On 23. 05. 20 19:24, Matthew Flatt wrote:
> I'm not sure this is the problem that you're seeing, but I see a
> problem with the example. It boils down to the fact that futures do not
> provide concurrency.
> 
> That may sound like a surprising claim, because the whole point of
> futures is to run multiple things at a time. But futures merely offer
> best-effort parallelism; they do not provide any guarantee of
> concurrency.

It might be surprising as well - but that is exactly the reason I am
using futures for this task. Up until now I always built a data set and
then have setup a futures tree to process that data set - possibly in
parallel. But with no assumptions about whether it will happen in parallel.

What I am trying to achieve now is to allow the futures scheduling start
speculatively working on the data set while it is being created. And
yes, I don't want to make any assumptions about it actually starting or
even being run in parallel. I just want to provide the futures runtime
with the best setup, so it can also do the best.

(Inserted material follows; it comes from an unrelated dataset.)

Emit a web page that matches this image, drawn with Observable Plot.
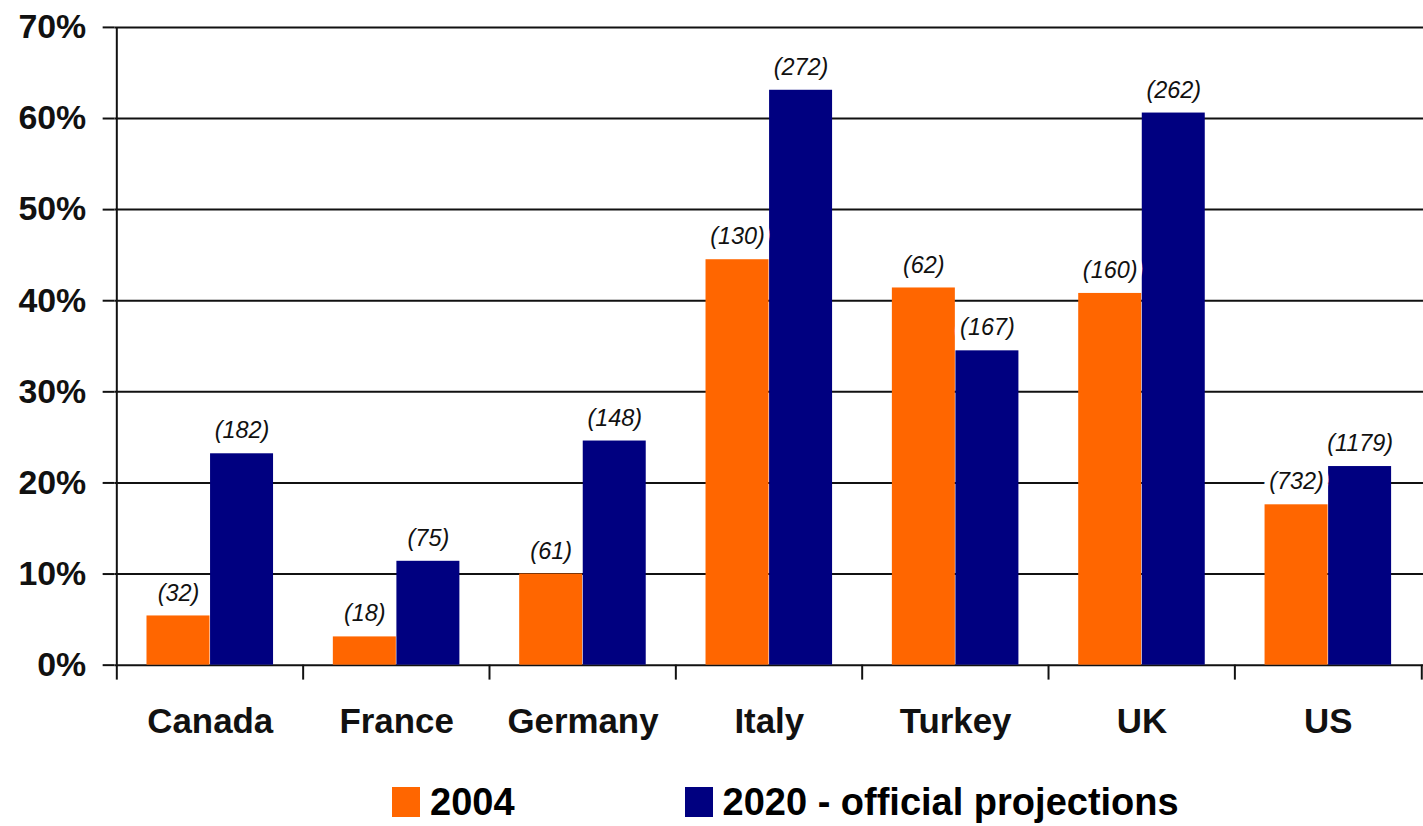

Using os-threads with explicit scheduling is something I want to
investigate as well - but generally I do not see why this shouldn't work
as expected (with the great advantage that it can fallback on
program-level single-thread and not OS-run threads interleaved on the
same core transparent to the program).

> 
> As a consequence, trying to treat an fsemaphore as a lock can go wrong.
> If a future manages to take an fsemaphore lock, but the future is not
> demanded by the main thread --- or in a chain of future demands that
> are demanded by the main thread --- then nothing obliges the future to
> continue running; it can hold the lock forever.

Duly noted. I'll look into that possibility. But honestly, I've never
encountered such behavior.

> 
> (I put the blame on femspahores. Adding fsemaphores to the future
> system was something like adding mutation to a purely functional
> language. The addition makes certain things possible, but it also
> breaks local reasoning that the original design was supposed to
> enable.)

I understand and - another surprise - I agree. The example is very
"imperative", but that is really bare-bones example of the problem.

> 
> In your example program, I see
> 
>  (define workers (do-start-workers))
>  (displayln "started")
>  (for ((i 10000))
>    (mfqueue-enqueue! mfq 1))
> 
> where `do-start-workers` creates a chain of futures, but there's no
> `touch` on the root future while the loop calls `mfqueue-enqueue!`.
> Therefore, the loop can block on an fsemaphore because some future has
> taken the lock but stopped running for whatever reason.
> 
> In this case, adding `(thread (lambda () (touch workers)))` before the
> loop after "started" might fix the example. In other words, you can use
> the `thread` concurrency construct in combination with the `future`
> parallelism construct to ensure progress. I think this will work
> because all futures in the program end up in a linear dependency chain.
> If there were a tree of dependencies, then I think you'd need a
> `thread` for each `future` to make sure that every future has an active
> demand.

The same thing happens if I (do-start-workers) after filling the queue
using mfqueue-enqueue!.

> 
> If you're seeing a deadlock at the `(touch workers)`, though, my
> explanation doesn't cover what you're seeing. I haven't managed to
> trigger the deadlock myself.

Should I open an issue at github and provide the gdb backtraces?

Btw, none of this behaviour is seen with Racket CS (so far) and the
observed futures scheduling is speculative very aggresively with CS
variant (which is definitely what I want).

I am running 3m v7.7.0.6 compiled from sources on Ubuntu 20.04 if that
helps.



And (as usual) - thank you very much!